In the week before Netanyahu’s visit, Foreign Minister Julie Bishop, a member of the Liberal Party, suggested Australia may be open to alternatives to a two-state solution.
“If they can come up with another solution that they were prepared to live with that ensured that the Israelis and the Palestinians could live side by side, live together behind internationally recognized boundaries, then of course the world should support that,” she said.
Her statement came shortly after Netanyahu’s White House meeting Trump, who made public comments that seemingly abandoned the longstanding unequivocal U.S. support for two states. Turnbull, however, has maintained that Australia supports a two-state solution.
“We support an outcome which has two states where Israelis, the Israeli people, the Palestinian people live side-by-side as a result of direct negotiations between them—that is the fundamental point—and live together in peace and the security that they are entitled to expect,” he told Netanyahu during the visit. The Australian head of state’s comments were followed up by a joint statement from Netanyahu and Turnbull, in which Netanyahu notably did not endorse two states.
“Both countries re-stated their support for a directly negotiated peace between Israel and the Palestinians.
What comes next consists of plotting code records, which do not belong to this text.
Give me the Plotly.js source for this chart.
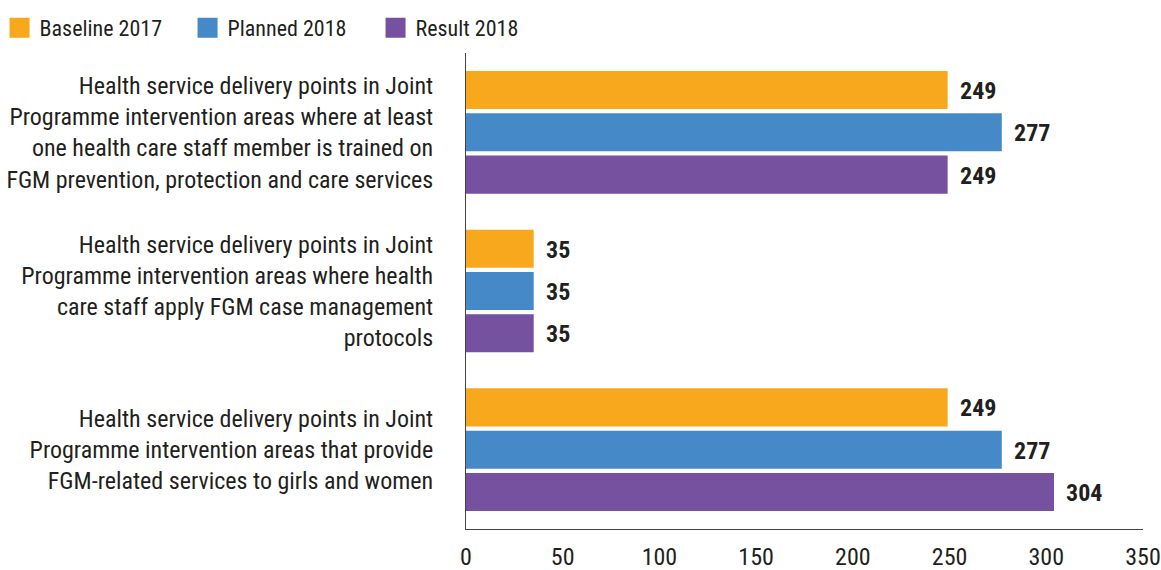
<!DOCTYPE html>
<html>
<head>
<meta charset="utf-8">
<script src="https://cdn.plot.ly/plotly-3.0.1.min.js"></script>
<style>html,body{margin:0;padding:0;background:#fff;}#chart{width:1161px;height:570px;}</style>
</head>
<body>
<div id="chart"></div>
<script>
const categories = [
  "Health service delivery points in Joint<br>Programme intervention areas where at least<br>one health care staff member is trained on<br>FGM prevention, protection and care services",
  "Health service delivery points in Joint<br>Programme intervention areas where health<br>care staff apply FGM case management<br>protocols",
  "Health service delivery points in Joint<br>Programme intervention areas that provide<br>FGM-related services to girls and women"
];
const seriesNames = ["Baseline 2017", "Planned 2018", "Result 2018"];
const baseline2017 = [249, 35, 249];
const planned2018 = [277, 35, 277];
const result2018 = [249, 35, 304];
const colors = ["#F8A81C", "#4689C8", "#7651A0"];
const xTicks = [0, 50, 100, 150, 200, 250, 300, 350];

const FONT = "'Roboto Condensed', 'Liberation Sans Narrow', 'DejaVu Sans Condensed', Roboto, sans-serif";
const values = [baseline2017, planned2018, result2018];

const traces = values.map((v, i) => ({
  type: 'bar',
  orientation: 'h',
  name: seriesNames[i],
  x: v,
  y: categories,
  marker: {color: colors[i]},
  showlegend: false,
  hoverinfo: 'x+name'
}));
// legend entries with larger square swatches
seriesNames.forEach((n, i) => {
  traces.push({
    type: 'scatter', mode: 'markers', name: n, x: [null], y: [null],
    marker: {symbol: 'square', size: 16, color: colors[i], line: {color: colors[i], width: 4}},
    showlegend: true, hoverinfo: 'skip'
  });
});

const annotations = [];
values.forEach((v, i) => {
  v.forEach((val, j) => {
    annotations.push({
      x: val, y: categories[j], xref: 'x', yref: 'y',
      text: String(val), showarrow: false, xanchor: 'left',
      xshift: 10, yshift: (1 - i) * 42.3 - 1,
      font: {family: FONT, size: 24, color: '#231F20', weight: 'bold'}
    });
  });
});

const layout = {
  width: 1161, height: 570,
  margin: {l: 466, r: 18, t: 53, b: 41, autoexpand: false},
  paper_bgcolor: '#fff', plot_bgcolor: '#fff',
  font: {family: FONT, size: 24, color: '#231F20'},
  barmode: 'group',
  bargap: 0.2,
  bargroupgap: 0.1,
  showlegend: true,
  legend: {orientation: 'h', x: -0.689, xanchor: 'left',
           y: 1.0525, yanchor: 'middle', entrywidth: 143, entrywidthmode: 'pixels',
           font: {family: FONT, size: 22, color: '#231F20'}, traceorder: 'normal', itemwidth: 30},
  xaxis: {range: [0, 350], tickvals: xTicks, showgrid: false, zeroline: false, automargin: false,
          showline: true, linecolor: '#444', linewidth: 1, ticks: '',
          ticklabelstandoff: 6, tickfont: {family: FONT, size: 24, color: '#231F20'}, fixedrange: true},
  yaxis: {autorange: 'reversed', showgrid: false, zeroline: false, showline: true, automargin: false,
          linecolor: '#444', linewidth: 1, ticks: '', ticklabelstandoff: 27,
          tickfont: {family: FONT, size: 24, color: '#231F20'}, fixedrange: true},
  annotations: annotations
};

Plotly.newPlot('chart', traces, layout, {displayModeBar: false, staticPlot: true});
</script>
</body>
</html>
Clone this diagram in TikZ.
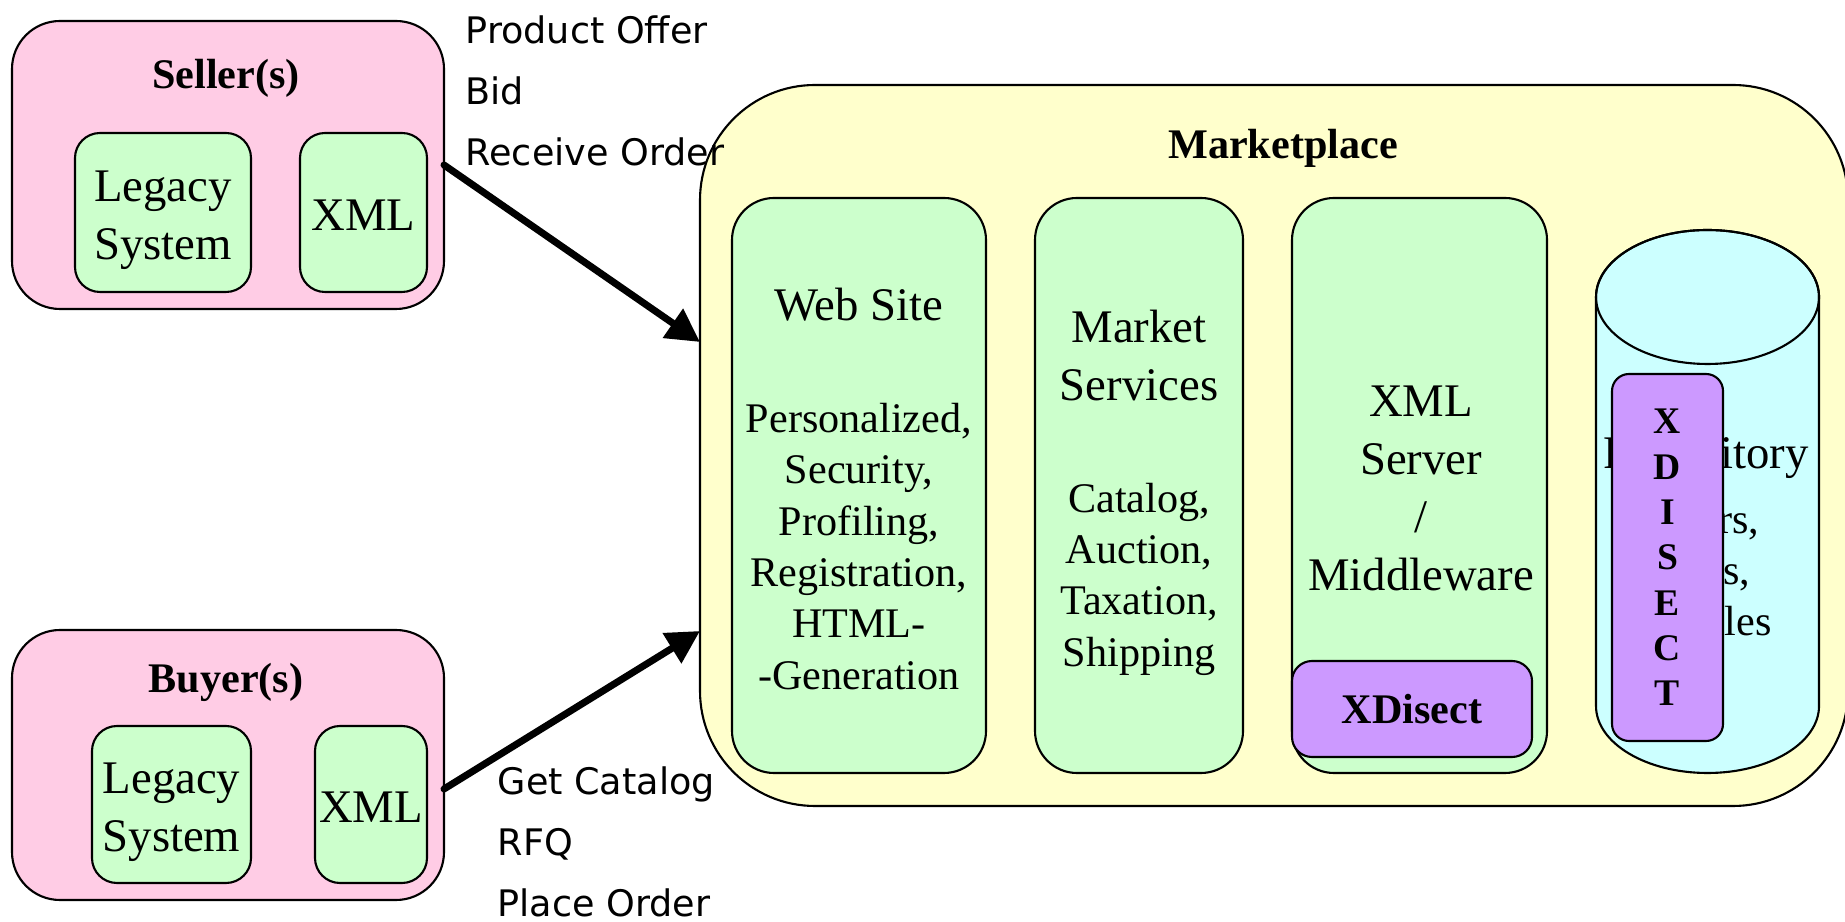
\documentclass[tikz,border=0pt]{standalone}
\usepackage{fontspec}
\setmainfont{Liberation Serif}
\newfontfamily\flowfont{DejaVu Sans}
\usetikzlibrary{arrows.meta}

\definecolor{partypink}{HTML}{FFCCE5}
\definecolor{partsgreen}{HTML}{CCFFCC}
\definecolor{marketyellow}{HTML}{FFFFCC}
\definecolor{repocyan}{HTML}{CCFFFF}
\definecolor{disectpurple}{HTML}{CC99FF}

\tikzset{
  outline/.style={draw, line width=0.6pt, inner sep=0pt, outer sep=0pt},
  party/.style={outline, fill=partypink, rounded corners=0.48cm},
  part/.style={outline, fill=partsgreen, rounded corners=0.25cm},
  column/.style={outline, fill=partsgreen, rounded corners=0.42cm},
  market/.style={outline, fill=marketyellow, rounded corners=1.15cm},
  disect/.style={outline, fill=disectpurple, rounded corners=0.2cm, align=center,
    font=\bfseries\fontsize{12pt}{14pt}\selectfont},
  title/.style={inner sep=0pt, font=\bfseries\fontsize{12pt}{14pt}\selectfont},
  maintext/.style={inner sep=0pt, align=center, font=\fontsize{13.3pt}{16.5pt}\selectfont},
  subtext/.style={inner sep=0pt, align=center, font=\fontsize{12pt}{14.6pt}\selectfont},
  flowtext/.style={inner sep=0pt, align=left, anchor=west, font=\flowfont\fontsize{10.4pt}{17.4pt}\selectfont},
  flow/.style={line width=2pt, line cap=round, -{Triangle[length=0.33cm, width=0.34cm]}}
}

\begin{document}
\begin{tikzpicture}
\useasboundingbox (0,0) rectangle (18.45,9.21);

% seller side
\node [party, minimum width=4.32cm, minimum height=2.88cm] (seller) at (2.28,7.56) {};
\node [title] (sellertitle) at (2.26,8.43) {Seller(s)};
\node [part, minimum width=1.76cm, minimum height=1.59cm] (sellerlegacy) at (1.63,7.085) {};
\node [maintext] (sellerlegacytext) at (1.63,7.01) {Legacy\\System};
\node [part, minimum width=1.27cm, minimum height=1.59cm] (sellerxml) at (3.635,7.085) {};
\node [maintext] (sellerxmltext) at (3.635,7.06) {XML};

% buyer side
\node [party, minimum width=4.32cm, minimum height=2.70cm] (buyer) at (2.28,1.56) {};
\node [title] (buyertitle) at (2.26,2.39) {Buyer(s)};
\node [part, minimum width=1.59cm, minimum height=1.57cm] (buyerlegacy) at (1.715,1.165) {};
\node [maintext] (buyerlegacytext) at (1.715,1.09) {Legacy\\System};
\node [part, minimum width=1.12cm, minimum height=1.57cm] (buyerxml) at (3.71,1.165) {};
\node [maintext] (buyerxmltext) at (3.71,1.14) {XML};

% marketplace
\node [market, minimum width=11.48cm, minimum height=7.21cm] (market) at (12.74,4.755) {};
\node [title] (markettitle) at (12.83,7.73) {Marketplace};

\node [column, minimum width=2.54cm, minimum height=5.75cm] (web) at (8.59,4.355) {};
\node [maintext] (webtitle) at (8.59,6.16) {Web Site};
\node [subtext] (weblist) at (8.59,3.745) {Personalized,\\Security,\\Profiling,\\Registration,\\HTML-\\-Generation};

\node [column, minimum width=2.08cm, minimum height=5.75cm] (services) at (11.39,4.355) {};
\node [maintext] (servicestitle) at (11.39,5.65) {Market\\Services};
\node [subtext] (serviceslist) at (11.39,3.42) {Catalog,\\Auction,\\Taxation,\\Shipping};

\node [column, minimum width=2.55cm, minimum height=5.75cm] (server) at (14.195,4.355) {};
\node [maintext] (servertitle) at (14.21,4.33) {XML\\Server\\/\\Middleware};
\node [disect, minimum width=2.40cm, minimum height=0.96cm] (xdisect) at (14.12,2.12) {XDisect};

% repository drum
\draw [line width=0.6pt, fill=repocyan] (15.96,6.24) -- (15.96,2.15)
  arc [start angle=180, end angle=360, x radius=1.115, y radius=0.67] -- (18.19,6.24)
  arc [start angle=0, end angle=180, x radius=1.115, y radius=0.67] -- cycle;
\draw [line width=0.6pt] (17.075,6.24) ellipse [x radius=1.115, y radius=0.67];
\coordinate (repository) at (17.075,4.195);
\node [maintext] (repotitle) at (17.06,4.63) {Repository};
\node [subtext] (repolist) at (17.06,3.50) {Users,\\Bids,\\Profiles};
\node [disect, minimum width=1.11cm, minimum height=3.67cm, rounded corners=0.17cm,
  font=\bfseries\fontsize{10.7pt}{12.9pt}\selectfont] (repodisect) at (16.675,3.635) {X\\D\\I\\S\\E\\C\\T};

% messages
\draw [flow] (seller.east) -- ([yshift=1.035cm]market.west);
\draw [flow] ([yshift=-0.24cm]buyer.east) -- ([yshift=-1.855cm]market.west);
\node [flowtext] (sellermsg) at (4.65,8.30) {Product Offer\\Bid\\Receive Order};
\node [flowtext] (buyermsg) at (4.97,0.79) {Get Catalog\\RFQ\\Place Order};
\end{tikzpicture}
\end{document}
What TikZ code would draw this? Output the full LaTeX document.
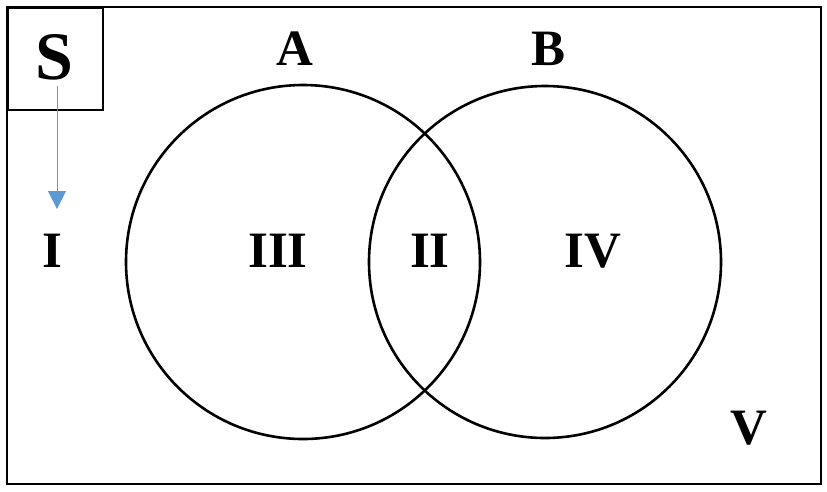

Australia affirmed its support for a two-state solution,” the joint statement said.
UNSW’s Billingsley told JNS.org that Australia will likely stick to its support for a two-state solution as it seeks to maintain diplomatic relations abroad and a political consensus at home.
“On Middle East issues, Australia is not a party principal and has traditionally sought safety in numbers,” Billingsley said. “Supporting a two-state solution has been the safest [international] and smoothest [move domestic] policy to pursue.”